In 2010, I moved to Chicago to begin a doctorate at Northwestern University where I studied composition with Lee Hyla, Hans Thomalla, Chris Mercer and Jay Alan Yim.  Beyond my academic studies, moving to Chicago allowed me to become part of a close-knit, vibrant, and intellectually challenging community of like-minded musicians that has propelled the local new music scene to a place of international prominence.  Under the guidance of my professors and colleagues, I familiarized myself with the music of the AACM and with the major movements of European art music in the late 20th and early 21st centuries (specifically, I made various attempts to confront the techniques and aesthetic values of spectralism, new complexity, and instrumental musique concrète).

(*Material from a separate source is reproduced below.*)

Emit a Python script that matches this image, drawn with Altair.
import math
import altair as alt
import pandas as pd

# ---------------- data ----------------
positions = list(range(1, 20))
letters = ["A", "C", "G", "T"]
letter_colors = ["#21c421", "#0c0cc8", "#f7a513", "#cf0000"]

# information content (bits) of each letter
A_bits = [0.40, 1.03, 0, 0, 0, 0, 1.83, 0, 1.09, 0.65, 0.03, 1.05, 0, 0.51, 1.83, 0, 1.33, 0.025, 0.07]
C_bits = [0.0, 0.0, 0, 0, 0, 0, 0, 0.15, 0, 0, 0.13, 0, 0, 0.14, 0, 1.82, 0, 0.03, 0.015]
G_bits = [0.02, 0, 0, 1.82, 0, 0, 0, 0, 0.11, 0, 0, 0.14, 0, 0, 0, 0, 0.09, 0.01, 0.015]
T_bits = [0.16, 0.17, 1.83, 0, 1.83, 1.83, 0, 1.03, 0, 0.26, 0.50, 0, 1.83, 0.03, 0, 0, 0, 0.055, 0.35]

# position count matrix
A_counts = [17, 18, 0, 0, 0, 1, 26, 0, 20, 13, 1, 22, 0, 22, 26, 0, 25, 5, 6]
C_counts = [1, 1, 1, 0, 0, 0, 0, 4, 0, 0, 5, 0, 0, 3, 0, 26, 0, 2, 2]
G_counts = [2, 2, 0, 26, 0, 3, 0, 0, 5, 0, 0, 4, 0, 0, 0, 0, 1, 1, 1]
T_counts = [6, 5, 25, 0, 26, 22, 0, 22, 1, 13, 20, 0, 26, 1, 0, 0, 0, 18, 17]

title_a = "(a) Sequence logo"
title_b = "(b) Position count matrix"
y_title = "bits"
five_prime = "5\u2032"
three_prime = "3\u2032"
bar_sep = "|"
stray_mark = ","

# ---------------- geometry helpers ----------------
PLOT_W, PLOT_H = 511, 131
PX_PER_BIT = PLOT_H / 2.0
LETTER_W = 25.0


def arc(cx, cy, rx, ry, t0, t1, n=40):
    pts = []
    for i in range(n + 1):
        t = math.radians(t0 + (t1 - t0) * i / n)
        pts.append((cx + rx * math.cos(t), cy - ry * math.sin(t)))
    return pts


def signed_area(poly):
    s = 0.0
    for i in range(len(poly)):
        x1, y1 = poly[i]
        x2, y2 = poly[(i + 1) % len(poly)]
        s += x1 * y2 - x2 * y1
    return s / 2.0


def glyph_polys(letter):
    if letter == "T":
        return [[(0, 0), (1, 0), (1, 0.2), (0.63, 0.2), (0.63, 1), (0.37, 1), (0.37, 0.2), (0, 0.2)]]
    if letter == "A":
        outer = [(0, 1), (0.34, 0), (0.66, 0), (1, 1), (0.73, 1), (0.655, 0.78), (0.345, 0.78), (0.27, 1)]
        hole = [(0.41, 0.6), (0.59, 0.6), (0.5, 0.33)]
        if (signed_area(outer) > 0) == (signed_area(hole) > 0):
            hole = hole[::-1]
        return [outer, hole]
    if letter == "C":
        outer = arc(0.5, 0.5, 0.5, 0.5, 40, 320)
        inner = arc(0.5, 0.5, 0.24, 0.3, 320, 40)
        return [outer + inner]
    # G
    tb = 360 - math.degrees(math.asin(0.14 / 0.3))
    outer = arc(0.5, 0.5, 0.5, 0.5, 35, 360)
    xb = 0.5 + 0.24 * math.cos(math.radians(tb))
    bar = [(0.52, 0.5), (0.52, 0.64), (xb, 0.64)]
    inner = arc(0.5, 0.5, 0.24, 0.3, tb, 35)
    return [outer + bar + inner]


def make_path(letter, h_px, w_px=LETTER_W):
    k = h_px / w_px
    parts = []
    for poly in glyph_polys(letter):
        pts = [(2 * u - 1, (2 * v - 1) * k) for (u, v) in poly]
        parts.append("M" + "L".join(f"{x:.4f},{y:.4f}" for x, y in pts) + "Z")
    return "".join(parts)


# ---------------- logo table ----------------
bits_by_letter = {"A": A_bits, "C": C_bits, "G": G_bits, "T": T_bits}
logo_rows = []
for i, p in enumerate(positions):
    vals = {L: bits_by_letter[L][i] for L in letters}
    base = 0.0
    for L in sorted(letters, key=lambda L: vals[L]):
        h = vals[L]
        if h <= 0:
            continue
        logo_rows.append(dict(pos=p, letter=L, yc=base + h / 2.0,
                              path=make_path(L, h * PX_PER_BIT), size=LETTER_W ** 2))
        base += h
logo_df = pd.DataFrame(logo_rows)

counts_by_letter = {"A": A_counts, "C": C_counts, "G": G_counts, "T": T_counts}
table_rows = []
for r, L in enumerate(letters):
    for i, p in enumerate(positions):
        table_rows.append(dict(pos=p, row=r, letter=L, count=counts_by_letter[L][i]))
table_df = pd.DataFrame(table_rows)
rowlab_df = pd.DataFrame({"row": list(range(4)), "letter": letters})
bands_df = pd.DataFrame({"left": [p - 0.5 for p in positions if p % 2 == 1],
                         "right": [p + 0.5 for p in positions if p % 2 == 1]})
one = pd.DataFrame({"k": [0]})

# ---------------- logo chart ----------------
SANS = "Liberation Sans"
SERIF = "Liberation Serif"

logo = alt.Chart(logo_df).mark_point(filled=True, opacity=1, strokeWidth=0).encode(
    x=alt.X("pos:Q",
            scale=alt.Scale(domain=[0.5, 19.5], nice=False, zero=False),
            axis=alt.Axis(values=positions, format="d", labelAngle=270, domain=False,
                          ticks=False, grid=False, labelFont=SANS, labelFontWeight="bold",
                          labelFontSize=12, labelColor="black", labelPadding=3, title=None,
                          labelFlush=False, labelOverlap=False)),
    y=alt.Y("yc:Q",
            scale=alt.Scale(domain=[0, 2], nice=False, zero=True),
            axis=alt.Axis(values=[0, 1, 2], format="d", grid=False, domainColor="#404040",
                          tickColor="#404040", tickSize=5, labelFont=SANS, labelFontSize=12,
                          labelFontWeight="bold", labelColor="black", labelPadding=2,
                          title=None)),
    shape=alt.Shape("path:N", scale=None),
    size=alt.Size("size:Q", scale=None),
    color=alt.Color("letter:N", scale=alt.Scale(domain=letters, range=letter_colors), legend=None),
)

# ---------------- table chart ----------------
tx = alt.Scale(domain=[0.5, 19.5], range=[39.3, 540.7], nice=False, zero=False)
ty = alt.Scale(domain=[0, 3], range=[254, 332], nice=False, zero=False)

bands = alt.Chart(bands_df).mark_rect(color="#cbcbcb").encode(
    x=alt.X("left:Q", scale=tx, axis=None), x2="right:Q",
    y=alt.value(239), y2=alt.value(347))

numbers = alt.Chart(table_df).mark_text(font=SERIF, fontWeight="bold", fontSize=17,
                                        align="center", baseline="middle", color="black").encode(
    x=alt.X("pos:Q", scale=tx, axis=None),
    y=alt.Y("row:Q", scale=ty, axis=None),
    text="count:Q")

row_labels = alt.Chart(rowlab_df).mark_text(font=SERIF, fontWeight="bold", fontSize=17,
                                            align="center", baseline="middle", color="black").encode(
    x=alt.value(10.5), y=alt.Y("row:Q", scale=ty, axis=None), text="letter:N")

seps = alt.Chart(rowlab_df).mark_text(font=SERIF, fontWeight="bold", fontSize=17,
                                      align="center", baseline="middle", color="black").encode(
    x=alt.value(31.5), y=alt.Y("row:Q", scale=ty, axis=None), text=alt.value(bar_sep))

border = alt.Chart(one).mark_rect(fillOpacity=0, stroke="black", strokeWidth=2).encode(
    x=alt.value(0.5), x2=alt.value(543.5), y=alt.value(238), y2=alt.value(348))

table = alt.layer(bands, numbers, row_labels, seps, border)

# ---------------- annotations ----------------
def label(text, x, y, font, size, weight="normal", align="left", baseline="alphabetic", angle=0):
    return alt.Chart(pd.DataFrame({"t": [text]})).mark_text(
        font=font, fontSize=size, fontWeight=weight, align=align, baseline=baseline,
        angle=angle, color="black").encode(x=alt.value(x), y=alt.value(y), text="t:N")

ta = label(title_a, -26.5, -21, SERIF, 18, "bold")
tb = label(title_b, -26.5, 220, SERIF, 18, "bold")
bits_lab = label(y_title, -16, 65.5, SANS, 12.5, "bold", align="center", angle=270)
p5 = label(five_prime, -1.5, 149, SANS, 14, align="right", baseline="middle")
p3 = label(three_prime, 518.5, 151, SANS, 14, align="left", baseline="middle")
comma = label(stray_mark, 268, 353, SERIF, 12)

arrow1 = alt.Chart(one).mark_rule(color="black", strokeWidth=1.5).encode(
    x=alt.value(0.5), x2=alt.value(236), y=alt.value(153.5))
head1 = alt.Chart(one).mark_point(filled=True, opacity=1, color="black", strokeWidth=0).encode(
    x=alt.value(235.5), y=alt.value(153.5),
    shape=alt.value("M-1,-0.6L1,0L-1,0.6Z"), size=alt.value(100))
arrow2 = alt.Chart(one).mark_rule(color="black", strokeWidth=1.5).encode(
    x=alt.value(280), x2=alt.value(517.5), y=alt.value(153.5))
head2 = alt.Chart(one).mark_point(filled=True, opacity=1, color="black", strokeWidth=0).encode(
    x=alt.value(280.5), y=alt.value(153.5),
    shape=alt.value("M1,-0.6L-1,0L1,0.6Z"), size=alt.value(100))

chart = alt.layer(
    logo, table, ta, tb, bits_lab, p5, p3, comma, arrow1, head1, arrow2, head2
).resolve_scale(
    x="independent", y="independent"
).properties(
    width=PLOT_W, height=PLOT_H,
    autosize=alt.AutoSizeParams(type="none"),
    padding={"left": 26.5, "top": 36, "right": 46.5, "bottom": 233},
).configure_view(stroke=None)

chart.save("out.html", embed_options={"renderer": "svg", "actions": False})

During the years since starting my doctorate, I have worked hard to build strong and enduring relationships with collaborators and peers in local, national, and international  music communities.  In Chicago, this includes very close collaborative relationships with ensembles like the Spektral Quartet and Ensemble Dal Niente, with whom I have worked consistently for almost ten years.  Some of my out of town collaborations include working with New York-based ensembles Mivos Quartet, loadbang, and ekmeles.  In 2012, I attended the Darmstadt Summer Courses, where I met a lot of great musicians, heard a lot of great concerts, and got to work with established ensembles, including the Arditti Quartet and Matmos.

Since 2011, along with fellow composer/performers Ben Hjertmann and Luke Gullickson, I have been a member of the Grant Wallace Band.  That project has evolved from its inception as a voice/viola/piano trio to include diverse instrumental combinations and to encompass a wide spectrum of stylistic influences.  It has also been a welcome outlet for musical activities such as improvisation, explicit style reference, and collaborative creativity that have not always found ample expression in my work as a composer of notated music.  After a year in which we exclusively wrote and rehearsed, GWB spent another year playing gigs in Chicago.  Following the departure of my bandmates for other corners of the country, our activities are more concentrated and project-based.  Recent engagements include appearances at the Fast Forward Austin and Resonant Bodies festivals, performances with Ensemble Dal Niente and the Chicago Composers Orchestra, and a commission by the Houston Grand Opera which was premiered in 2016 at the Menil Collection.  The band has released four albums and continues to tour regularly.

For several years, my work as a composer has included research on human speech and its musical potential.  In the spring of 2011, I began to make transcriptions of the vocal deliveries of standup comics.  Without any specific intention as to how I could integrate these transcriptions into the music I was writing, I continued to study speech patterns and the phonetics of speech.  In 2014, I finally began work on a string quartet, Hack, which took as its material comedic transcriptions like the ones I had started doing three years earlier.  The speech material, with all its attendant complexity and nuance, is used to generate musical textures that seek to elucidate the inherent musicality of speech and the inherent communicative and expressive power of music.  I am currently writing a piece for the vocal quartet Quince based on an analysis of the speech patterns of its members and my doctoral dissertation focuses on the topic of speech in and as music.

Upon leaving graduate school, I relocated to southern Vermont. I am currently working on several ambitious projects: a saxophone/percussion duet for Timothy McAllister, a string quartet for the JACK Quartet, a solo piano piece for Winston Choi, a solo viola piece for Doyle Armbrust, an album of viola improvisations, and a portrait disc of my music to be released by New Focus Records in 2019.